Rows from a dataset of charts and code
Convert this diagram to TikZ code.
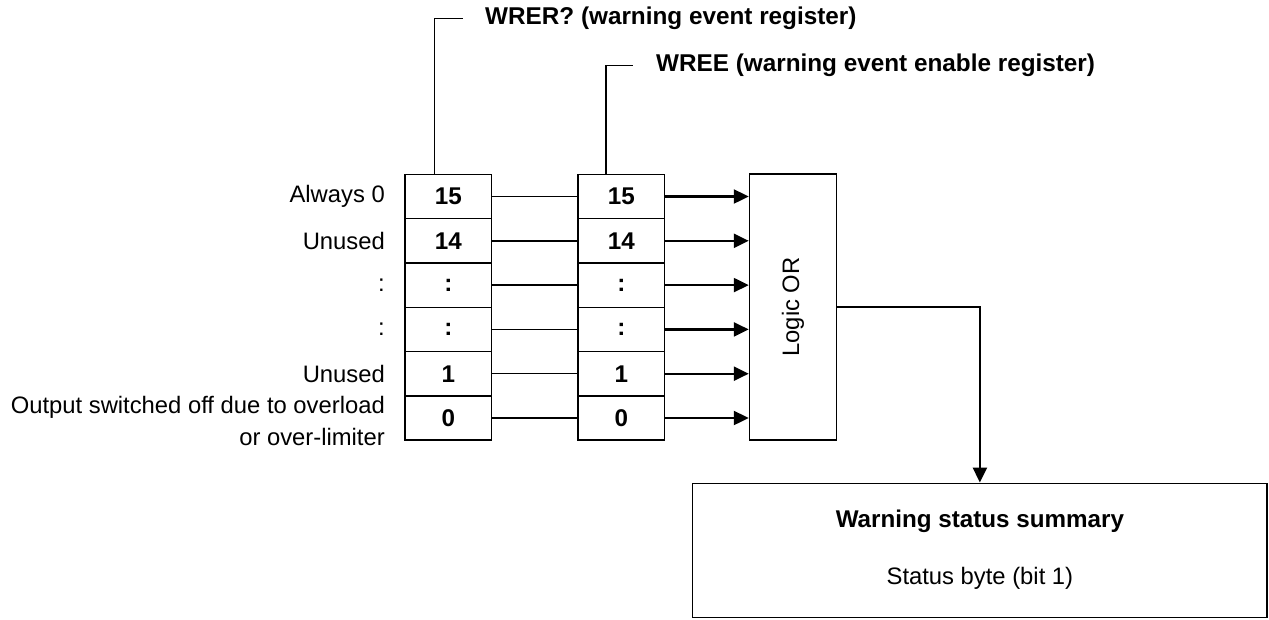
\documentclass[tikz,border=0pt]{standalone}
\usepackage{fontspec}
\setmainfont{Liberation Sans}
\usetikzlibrary{arrows.meta}
\begin{document}
\begin{tikzpicture}[x=1pt,y=-1pt,
  thinln/.style={line width=1.5pt},
  arrln/.style={line width=2.4pt,-{Triangle[length=15pt,width=14pt]}},
  cell/.style={draw, line width=1.5pt, minimum width=86.5pt, minimum height=44.3pt, inner sep=0pt,
    font=\fontsize{24.2}{28}\selectfont\bfseries},
  rowlbl/.style={anchor=east, align=right, inner sep=0pt, font=\fontsize{23.8}{31.5}\selectfont},
  toplbl/.style={anchor=west, inner sep=0pt, font=\fontsize{24.3}{28}\selectfont\bfseries},
  plainbox/.style={draw, line width=1.5pt, inner sep=0pt}
]
\useasboundingbox (0,0) rectangle (1269,619);

% registers
\foreach \t [count=\i from 0] in {15,14,:,:,1,0}{
  \node[cell] (a\i) at (448.3,{196.5+44.3*\i}) {\t};
  \node[cell] (b\i) at (621.3,{196.5+44.3*\i}) {\t};
}

% row labels
\node[rowlbl] (l0) at (385,196.5) {Always 0};
\node[rowlbl] (l1) at (385,240.8) {Unused};
\node[rowlbl] (l2) at (385,285.1) {:};
\node[rowlbl] (l3) at (385,329.5) {:};
\node[rowlbl] (l4) at (385,373.8) {Unused};
\node[rowlbl] (l5) at (385,420.8) {Output switched off due to overload\\or over-limiter};

% logic OR
\node[plainbox, minimum width=87pt, minimum height=266pt] (or) at (793,307)
  {\rotatebox{90}{\fontsize{23.8}{28}\selectfont Logic OR}};

% summary box
\node[plainbox, minimum width=574.5pt, minimum height=134.4pt] (sum) at (979.9,550.5) {};
\node[inner sep=0pt, font=\fontsize{24.2}{28}\selectfont\bfseries] (sumt) at (979.9,521) {Warning status summary};
\node[inner sep=0pt, font=\fontsize{23.8}{28}\selectfont] (sumb) at (979.9,578) {Status byte (bit 1)};

% connectors between registers and to OR
\foreach \i in {0,...,5}{
  \draw[thinln] (a\i.east) -- (b\i.west);
  \draw[arrln] (b\i.east) -- (or.west |- b\i.east);
}

% OR output
\coordinate (bend) at (sum.north |- or.east);
\draw[thinln] (or.east) -- (bend);
\draw[arrln] ([yshift=0.7pt]bend) -- (sum.north);

% top labels
\node[toplbl] (wrer) at (485,18.3) {WRER? (warning event register)};
\coordinate (w1) at (434.3,18.3);
\draw[thinln] (w1 |- a0.north) -- (w1) -- ([xshift=-22pt]wrer.west);

\node[toplbl] (wree) at (656,65.7) {WREE (warning event enable register)};
\coordinate (w2) at (606,65.7);
\draw[thinln] (w2 |- b0.north) -- (w2) -- ([xshift=-23pt]wree.west);
\end{tikzpicture}
\end{document}
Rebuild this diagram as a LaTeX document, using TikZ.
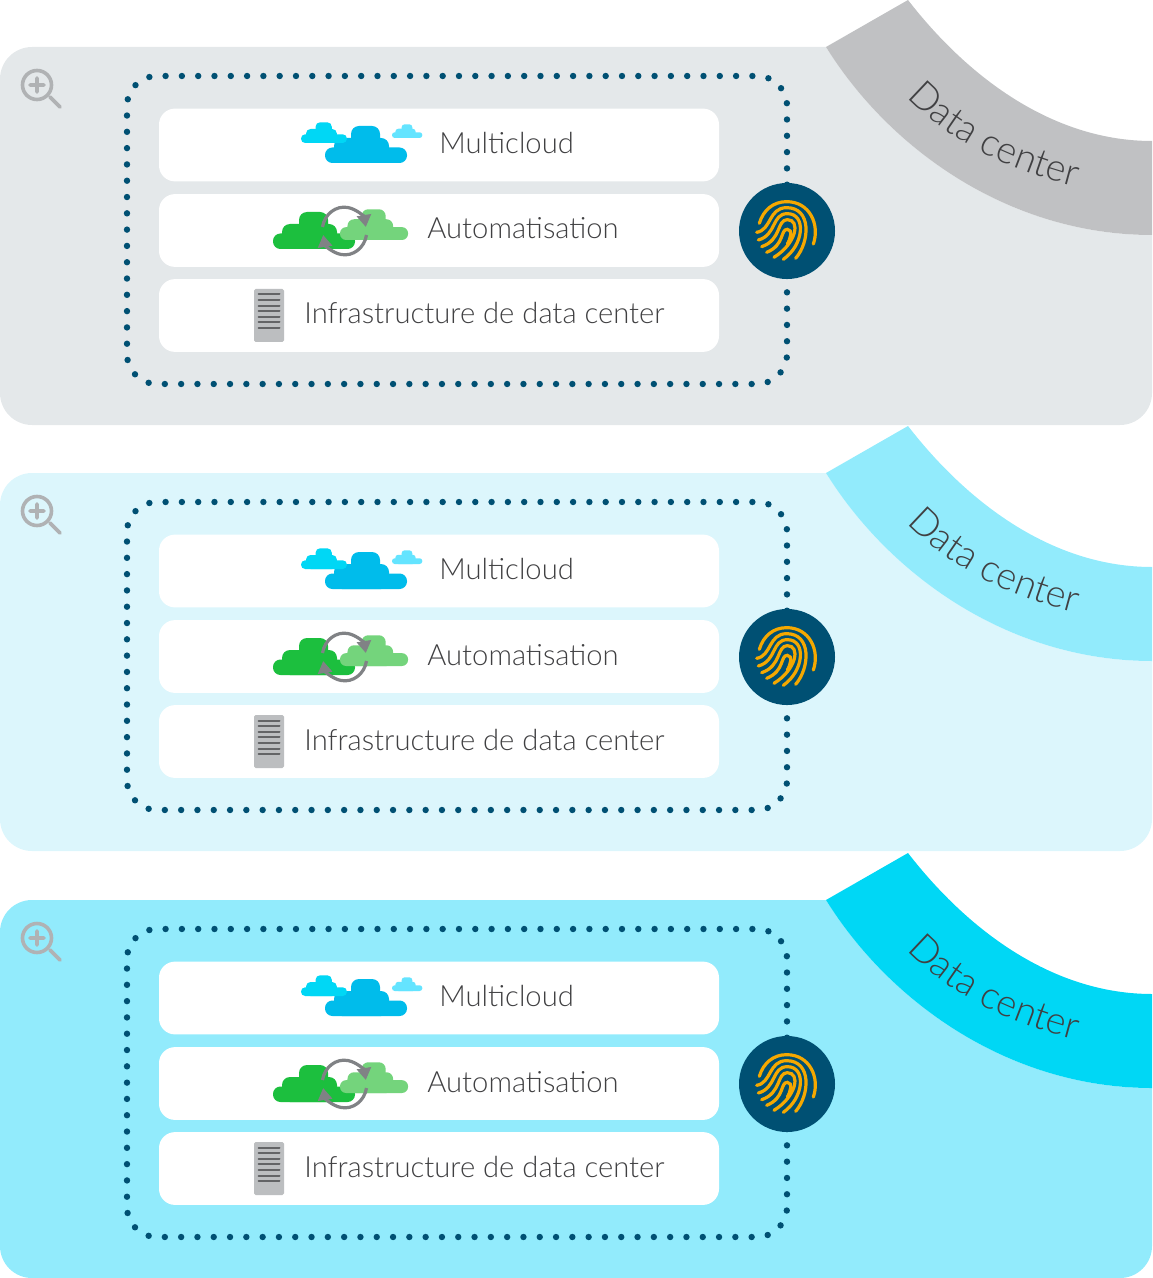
\documentclass[tikz,border=0pt]{standalone}
\usepackage{fontspec}
\setmainfont{Lato}[UprightFont=* Light]
\usetikzlibrary{arrows.meta,decorations.text}
\definecolor{navy}{HTML}{005073}
\definecolor{amber}{HTML}{F5A800}
\definecolor{inkgray}{HTML}{404042}
\definecolor{lensgray}{HTML}{B0B2B4}
\definecolor{ringgray}{HTML}{808285}
\definecolor{servergray}{HTML}{BCBEC0}
\definecolor{slatgray}{HTML}{636466}
\definecolor{panelA}{HTML}{E4E8EA}\definecolor{panelB}{HTML}{DCF6FC}\definecolor{panelC}{HTML}{92EBFC}
\definecolor{bandA}{HTML}{C0C1C3}\definecolor{bandB}{HTML}{92EBFC}\definecolor{bandC}{HTML}{00D7F5}
\definecolor{skyblue}{HTML}{00BCEB}\definecolor{skypale}{HTML}{64E4FF}\definecolor{leafdark}{HTML}{1CBF3E}\definecolor{leaflight}{HTML}{74D47C}
\tikzset{
rowbox/.style={fill=white,rounded corners=8pt,minimum width=280pt,minimum height=36.4pt,inner sep=0pt},
rowtext/.style={anchor=base west,inner sep=0pt,text=inkgray,font=\fontsize{14.6}{18}\selectfont},
printnode/.style={circle,fill=navy,minimum size=48pt,inner sep=0pt},
ridge/.style={amber,line width=1.6pt,line cap=round},
ringarc/.style={ringgray,line width=1.6pt,-{Triangle[length=6pt,width=7pt]}}
}
\newcommand{\cloudat}[4]{\begin{scope}[shift={(#1,#2)},scale=#3]
\fill[#4,rounded corners=3.7pt*#3](0,-15.5)rectangle(82,0);\fill[#4,rounded corners=4pt*#3](9,-25)rectangle(64,0);\fill[#4,rounded corners=4pt*#3](26,-37)rectangle(55,-10);
\end{scope}}
\begin{document}
\begin{tikzpicture}[x=.5pt,y=-.5pt]
\useasboundingbox(0,0)rectangle(1152,1278);
\foreach\off/\pcol/\bcol in{0/panelA/bandA,426/panelB/bandB,853/panelC/bandC}{
\begin{scope}[shift={(0,\off)}]
\fill[\pcol](826,47)[rounded corners=16pt]--(0,47)--(0,425)--(1152,425)--(1152,280)[sharp corners]--(1152,235)..controls(1010,235)and(890,150)..(826,47)--cycle;
\fill[\bcol](826,47)--(908,0)..controls(970,80)and(1055,141)..(1152,141)--(1152,235)..controls(1010,235)and(890,150)..(826,47)--cycle;
\path[decorate,decoration={text along path,text align=left,text={|\fontsize{19}{22}\selectfont\color{inkgray}|Data center}}](907,97)..controls(947,140)and(1007,170)..(1084,189);
\draw[lensgray,line width=1.8pt](37,85)circle(14.5);
\draw[lensgray,line width=1.8pt,line cap=round](50,97)--(60,107)(30,85)--(44,85)(37,78)--(37,92);
\draw[navy,line width=3.2pt,line cap=round,dash pattern=on 0pt off 8.15pt,rounded corners=15pt](787,231)--(787,76)--(127,76)--(127,384)--(787,384)--cycle;
\node[rowbox](cloudrow)at(439,145){};\node[rowbox](autorow)at(439,230.5){};\node[rowbox](inforow)at(439,315.5){};
\node[rowtext](cloudtext)at(439,153.5){Multicloud};\node[rowtext](autotext)at(427,239){Automatisation};\node[rowtext](infotext)at(304,324){Infrastructure de data center};
\cloudat{325}{163}{1}{skyblue}\cloudat{301}{143}{.56}{bandC}\cloudat{392}{138}{.37}{skypale}
\cloudat{273}{249}{1}{leafdark}\cloudat{340}{240}{.83}{leaflight}
\draw[ringarc](322.5,227)arc[start angle=190,end angle=350,x radius=22,y radius=24];
\draw[ringarc](366.5,235)arc[start angle=10,end angle=170,x radius=22,y radius=24];
\fill[servergray,rounded corners=.8pt](254,289)rectangle(284,342);
\foreach\s in{0,...,6}{\draw[slatgray,line width=1pt,line cap=round](258.5,294.5+5.6*\s)--(279.5,294.5+5.6*\s);}
\node[printnode](printmark)at(787,231){};
\begin{scope}[shift={(730,170)},scale=.3333]
\draw[ridge](88,160)..controls(100,120)and(130,95)..(170,95)..controls(240,95)and(270,165)..(250,222);
\draw[ridge](80,187)..controls(125,180)and(115,113)..(170,113)..controls(245,113)and(240,215)..(197,265);
\draw[ridge](85,210)..controls(140,195)and(125,131)..(172,131)..controls(230,131)and(222,225)..(160,268);
\draw[ridge](95,230)..controls(155,210)and(140,149)..(172,149)..controls(212,149)and(200,220)..(132,262);
\draw[ridge](110,247)..controls(165,225)and(150,178)..(172,178)..controls(190,178)and(180,210)..(172,222);
\end{scope}
\end{scope}}
\end{tikzpicture}
\end{document}
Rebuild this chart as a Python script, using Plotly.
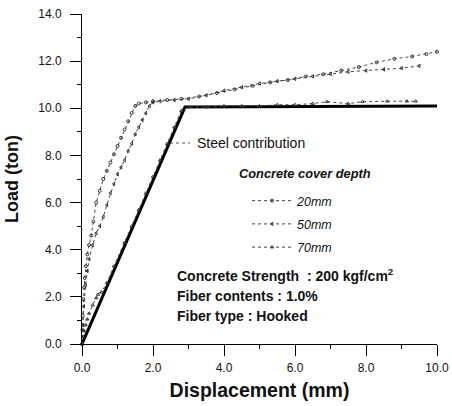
import plotly.graph_objects as go

# ---------------- data ----------------
steel_x = [0, 2.9, 10.0]
steel_y = [0, 10.05, 10.1]

c20_x = [0, 0.01, 0.02, 0.04, 0.06, 0.08, 0.11, 0.15, 0.2, 0.26, 0.32, 0.4, 0.5, 0.6,
         0.7, 0.8, 0.9, 1.0, 1.1, 1.2, 1.3, 1.4, 1.5, 1.6, 1.8, 2.0, 2.4, 2.8, 3.3,
         3.8, 4.3, 4.8, 5.3, 5.8, 6.3, 6.8, 7.3, 7.8, 8.3, 8.8, 9.3, 9.7, 10.0]
c20_y = [0, 0.6, 1.2, 1.9, 2.4, 2.8, 3.3, 3.8, 4.2, 4.6, 5.2, 6.0, 6.5, 7.0,
         7.35, 7.7, 8.05, 8.4, 8.75, 9.1, 9.45, 9.8, 10.1, 10.2, 10.25, 10.3, 10.35, 10.4, 10.5,
         10.65, 10.8, 10.95, 11.1, 11.2, 11.35, 11.45, 11.6, 11.75, 11.95, 12.1, 12.2, 12.3, 12.4]

c50_x = [0, 0.02, 0.05, 0.1, 0.15, 0.2, 0.3, 0.4, 0.5, 0.6, 0.7, 0.8, 0.9, 1.0, 1.1,
         1.2, 1.3, 1.4, 1.5, 1.6, 1.7, 1.8, 1.9, 2.0, 2.2, 2.6, 3.0, 3.5, 4.0, 4.5,
         5.0, 5.5, 6.0, 6.5, 7.0, 7.5, 8.0, 8.5, 9.0, 9.5]
c50_y = [0, 0.8, 1.6, 2.5, 3.1, 3.6, 4.2, 4.7, 5.0, 5.4, 5.9, 6.4, 6.8, 7.2, 7.5,
         7.8, 8.2, 8.5, 8.9, 9.2, 9.5, 9.8, 10.1, 10.25, 10.3, 10.35, 10.4, 10.55, 10.75, 10.9,
         11.05, 11.15, 11.25, 11.35, 11.45, 11.55, 11.6, 11.65, 11.7, 11.8]

c70_x = [0, 0.03, 0.06, 0.1, 0.15, 0.2, 0.3, 0.4, 0.45, 0.55, 0.7, 0.9, 1.2, 1.4, 1.6,
         1.8, 2.0, 2.2, 2.4, 2.6, 2.8, 3.0, 3.5, 4.0, 4.5, 5.0, 5.5, 6.0, 6.5, 6.9,
         7.5, 7.9, 8.6, 9.15, 9.4]
c70_y = [0, 0.3, 0.55, 0.8, 1.05, 1.3, 1.65, 1.95, 2.1, 2.2, 2.6, 3.3, 4.3, 5.0, 5.7,
         6.4, 7.1, 7.8, 8.5, 9.2, 9.9, 10.05, 10.05, 10.1, 10.1, 10.1, 10.15, 10.15, 10.2, 10.28,
         10.2, 10.28, 10.3, 10.3, 10.3]

series_names = ["20mm", "50mm", "70mm"]
x_ticks = [0, 2, 4, 6, 8, 10]
y_ticks = [0, 2, 4, 6, 8, 10, 12, 14]

FONT = "Liberation Sans, Arial, sans-serif"
INK = "#111111"

fig = go.Figure()

fig.add_trace(go.Scatter(
    x=steel_x, y=steel_y, mode="lines",
    line=dict(color="#000000", width=3),
    showlegend=False, cliponaxis=False, name="Steel contribution"))

symbols = ["circle-open", "triangle-left-open", "triangle-up-open"]
for name, xs, ys, sym in zip(series_names, [c20_x, c50_x, c70_x],
                             [c20_y, c50_y, c70_y], symbols):
    fig.add_trace(go.Scatter(
        x=xs, y=ys, mode="lines+markers", name=name,
        line=dict(color="#444444", width=1, dash="dot"),
        marker=dict(symbol=sym, size=3, color="#333333",
                    line=dict(width=1, color="#333333")),
        legendgroup=name, cliponaxis=False))

fig.update_layout(
    width=452, height=406,
    margin=dict(l=82, r=15, t=14, b=62, autoexpand=False),
    paper_bgcolor="white", plot_bgcolor="white",
    font=dict(family=FONT, color=INK, size=12),
    showlegend=True,
    legend=dict(
        x=(247 - 82) / 355, y=(344 - 186) / 330, xanchor="left", yanchor="top",
        bgcolor="rgba(0,0,0,0)", borderwidth=0,
        itemwidth=40, tracegroupgap=4, traceorder="grouped",
        font=dict(family=FONT, size=12.5, style="italic", color=INK),
    ),
)

fig.update_xaxes(
    range=[0, 10], tickvals=x_ticks, tickformat=".1f", automargin=False,
    showline=True, linecolor="#000000", linewidth=1, mirror=False,
    ticks="outside", ticklen=11, tickwidth=1, tickcolor="#000000",
    minor=dict(dtick=1, ticks="outside", ticklen=4, tickcolor="#000000", showgrid=False),
    showgrid=False, zeroline=False,
    tickfont=dict(family=FONT, size=12, color=INK), ticklabelstandoff=2,
    title=dict(text="Displacement (mm)", standoff=8,
               font=dict(family=FONT, size=19.5, weight="bold", color=INK)),
)
fig.update_yaxes(
    range=[0, 14], tickvals=y_ticks, tickformat=".1f", automargin=False,
    showline=True, linecolor="#000000", linewidth=1, mirror=False,
    ticks="outside", ticklen=11, tickwidth=1, tickcolor="#000000",
    minor=dict(dtick=1, ticks="outside", ticklen=4, tickcolor="#000000", showgrid=False),
    showgrid=False, zeroline=False,
    tickfont=dict(family=FONT, size=12, color=INK), ticklabelstandoff=6,
    title=dict(text="Load (ton)", standoff=14,
               font=dict(family=FONT, size=18, weight="bold", color=INK)),
)

# Legend heading
fig.add_annotation(xref="paper", yref="paper", x=(237 - 82) / 355, y=(344 - 173) / 330,
                   xanchor="left", yanchor="middle", showarrow=False,
                   text="Concrete cover depth",
                   font=dict(family=FONT, size=12.8, style="italic", weight="bold", color=INK))

# "Steel contribution" label with dashed leader
fig.add_shape(type="line", xref="paper", yref="paper",
              x0=(170 - 82) / 355, x1=(190 - 82) / 355,
              y0=(344 - 143) / 330, y1=(344 - 143) / 330,
              line=dict(color="#555555", width=1, dash="dot"))
fig.add_annotation(xref="paper", yref="paper", x=(195 - 82) / 355, y=(344 - 143) / 330,
                   xanchor="left", yanchor="middle", showarrow=False,
                   text="Steel contribution",
                   font=dict(family=FONT, size=14, color=INK))

# Test conditions text block
info_lines = ["Concrete Strength  : 200 kgf/cm<sup>2</sup>",
              "Fiber contents : 1.0%",
              "Fiber type : Hooked"]
for i, t in enumerate(info_lines):
    fig.add_annotation(xref="paper", yref="paper",
                       x=(175 - 82) / 355, y=(344 - (275 + 20.5 * i)) / 330,
                       xanchor="left", yanchor="middle", showarrow=False,
                       text=t, font=dict(family=FONT, size=14, weight="bold", color=INK))

fig.write_html("out.html")
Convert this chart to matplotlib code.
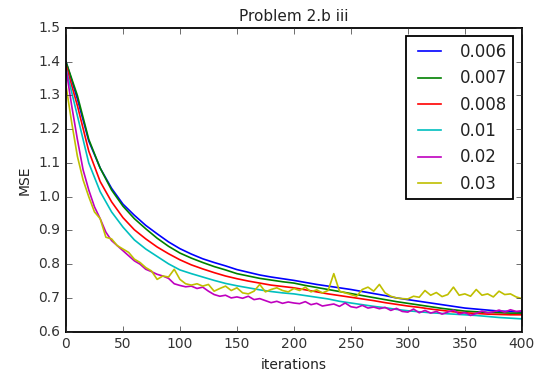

**EXERCISE REQUIREMENTS:** Print out, exactly and with nothing added, the lines starting at the line holding "Rebuild this chart" and ending at the line holding "12.2, 12.3, 12.4]", minus any pictures.

**TASK RESULT:**
Rebuild this chart as a Python script, using Plotly.
import plotly.graph_objects as go

# ---------------- data ----------------
steel_x = [0, 2.9, 10.0]
steel_y = [0, 10.05, 10.1]

c20_x = [0, 0.01, 0.02, 0.04, 0.06, 0.08, 0.11, 0.15, 0.2, 0.26, 0.32, 0.4, 0.5, 0.6,
         0.7, 0.8, 0.9, 1.0, 1.1, 1.2, 1.3, 1.4, 1.5, 1.6, 1.8, 2.0, 2.4, 2.8, 3.3,
         3.8, 4.3, 4.8, 5.3, 5.8, 6.3, 6.8, 7.3, 7.8, 8.3, 8.8, 9.3, 9.7, 10.0]
c20_y = [0, 0.6, 1.2, 1.9, 2.4, 2.8, 3.3, 3.8, 4.2, 4.6, 5.2, 6.0, 6.5, 7.0,
         7.35, 7.7, 8.05, 8.4, 8.75, 9.1, 9.45, 9.8, 10.1, 10.2, 10.25, 10.3, 10.35, 10.4, 10.5,
         10.65, 10.8, 10.95, 11.1, 11.2, 11.35, 11.45, 11.6, 11.75, 11.95, 12.1, 12.2, 12.3, 12.4]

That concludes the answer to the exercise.